Pour mettre fin à ce grand désordre multiculturaliste, nous avons besoin que les mêmes rituels (du latin ritus, ordre prescrit) soient connus et appliqués par tous. Cela afin d’atteindre une certaine harmonie sociale, objectif du savoir-vivre. Le problème c’est que tous ces gestes sont hautement symboliques, certains évoquent la paix (le salam musulman) voire la soumission ou au contraire un côté très avenant du côté de l’occident. C’est justement ce que certains nous reprochent : abuser de notre position de force, faire preuve d’”excès de pouvoir”. A la limite je peux comprendre qu’un regard pénétrant, une poignée de main ferme ou encore une démarche assurée puissent mettre mal à l’aise les plus effacés d’entre nous. Mais vouloir se dérober à ses obligations sociales, en utilisant le prétexte de la religion, cela me paraît être une assez mauvaise idée.
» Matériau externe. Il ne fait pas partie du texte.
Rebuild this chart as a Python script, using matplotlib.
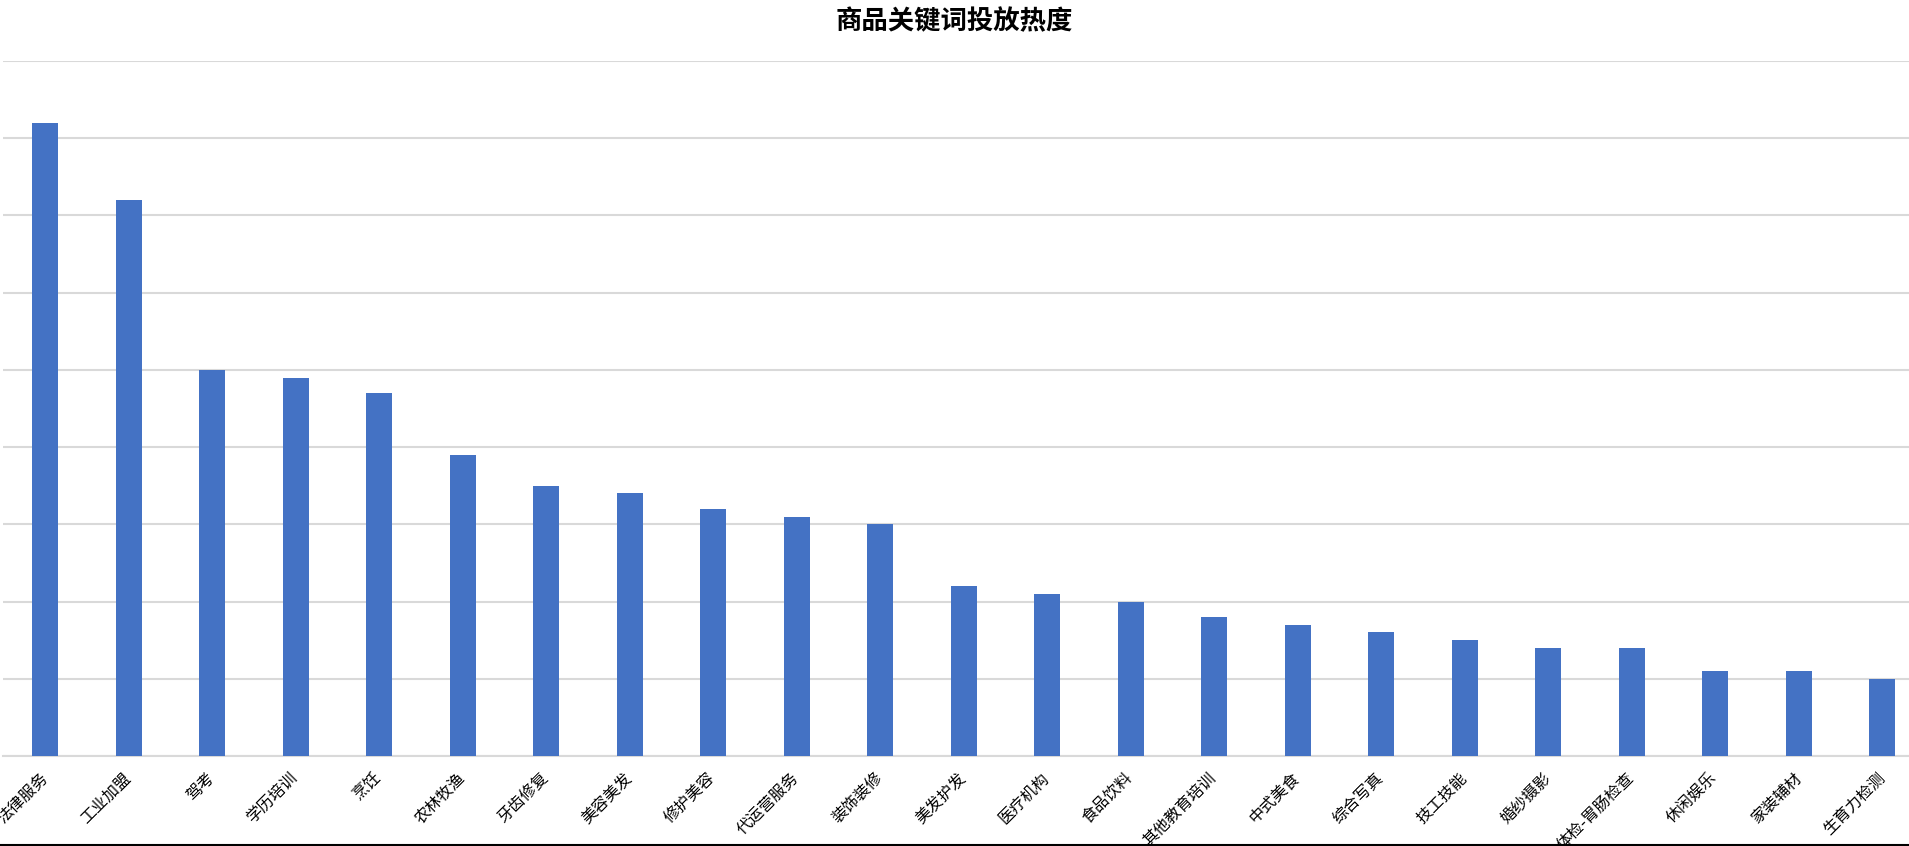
import matplotlib
matplotlib.use("Agg")
import matplotlib.pyplot as plt
from matplotlib.lines import Line2D

plt.rcParams['font.family'] = ['Noto Sans CJK SC', 'DejaVu Sans']

categories = ["法律服务", "工业加盟", "驾考", "学历培训", "烹饪", "农林牧渔", "牙齿修复",
              "美容美发", "修护美容", "代运营服务", "装饰装修", "美发护发", "医疗机构",
              "食品饮料", "其他教育培训", "中式美食", "综合写真", "技工技能", "婚纱摄影",
              "体检-胃肠检查", "休闲娱乐", "家装辅材", "生育力检测"]
values = [82, 72, 50, 49, 47, 39, 35, 34, 32, 31, 30, 22, 21, 20, 18, 17, 16, 15, 14,
          14, 11, 11, 10]

W, H = 1909, 846
fig = plt.figure(figsize=(W / 100, H / 100), dpi=100)
# plot area runs a bit past the right edge, like the source screenshot
left_px, right_px, top_px, bottom_px = 3.3, 1924, 61, 756
ax = fig.add_axes([left_px / W, 1 - bottom_px / H, (right_px - left_px) / W, (bottom_px - top_px) / H])

x = list(range(len(categories)))
ax.bar(x, values, width=0.31, color="#4472C4", zorder=3)

ax.set_xlim(-0.5, len(categories) - 0.5)
ax.set_ylim(0, 90)
ax.set_yticks(range(0, 91, 10))
ax.set_yticklabels([])
ax.tick_params(axis='y', length=0)
ax.grid(axis='y', color="#d9d9d9", linewidth=1.5, zorder=0)

ax.set_xticks(x)
ax.set_xticklabels(categories, rotation=45, ha='right', va='center',
                   rotation_mode='anchor', fontsize=11.5)
ax.tick_params(axis='x', length=0, pad=14)

for s in ['top', 'right', 'left']:
    ax.spines[s].set_visible(False)
ax.spines['bottom'].set_color("#d9d9d9")
ax.spines['bottom'].set_linewidth(1.5)

fig.text(0.5, 1 - 22 / H, "商品关键词投放热度", ha='center', va='center',
         fontsize=19, fontweight='bold')

# thin black border line at the very bottom of the image
fig.add_artist(Line2D([0, 1], [1.5 / H, 1.5 / H], color='black', linewidth=1.5,
                      transform=fig.transFigure))

fig.savefig("out.png", dpi=100)
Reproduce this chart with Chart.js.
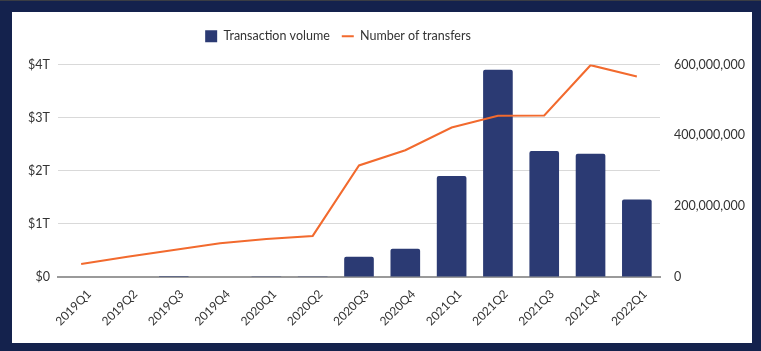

Dans la tête de certains c’est aussi sans doute une façon de dire, vous m’avez exclu, et bien je vous exclus. Finalement je suis peut être le dernier dans votre société, mais vis-à-vis de Dieu je suis le premier, donc de marquer une supériorité dans le champ du religieux. Cette distinction sociale par la négative, véritable stratégie du looser est totalement contreproductive et inefficace.




La politesse est un art subtil. Comme le rappelle Dominique Picard dans son Que sais-je sur le sujet : Les codes du savoir-vivre supposent que l’on concilie des aspects contradictoires : respecter les distances et faciliter les contacts ; marquer la hiérarchie sociale et présenter une image positive de soi. En somme, respecter le territoire et la face de chacun. Et tout d’abord le territoire de ceux qui n’ont que leur fierté et leur religion pour opium. Et quand bien même ces territoires nous paraissent perdus, il nous faut les reconquérir. Mais pas par la force, plutôt en montrant que nous pouvons nous aussi nous adapter et intégrer les différences. Nous pourrions ainsi évoluer vers des pratiques salutatoires moins agressives. Ce point de vue peut paraître excessif mais il faut rappeller que la main est le symbole du pouvoir. Or c’est l’occident qui a la main. A nous donc de montrer la voie, celle de la conciliation, afin que plus personne ne perde la face.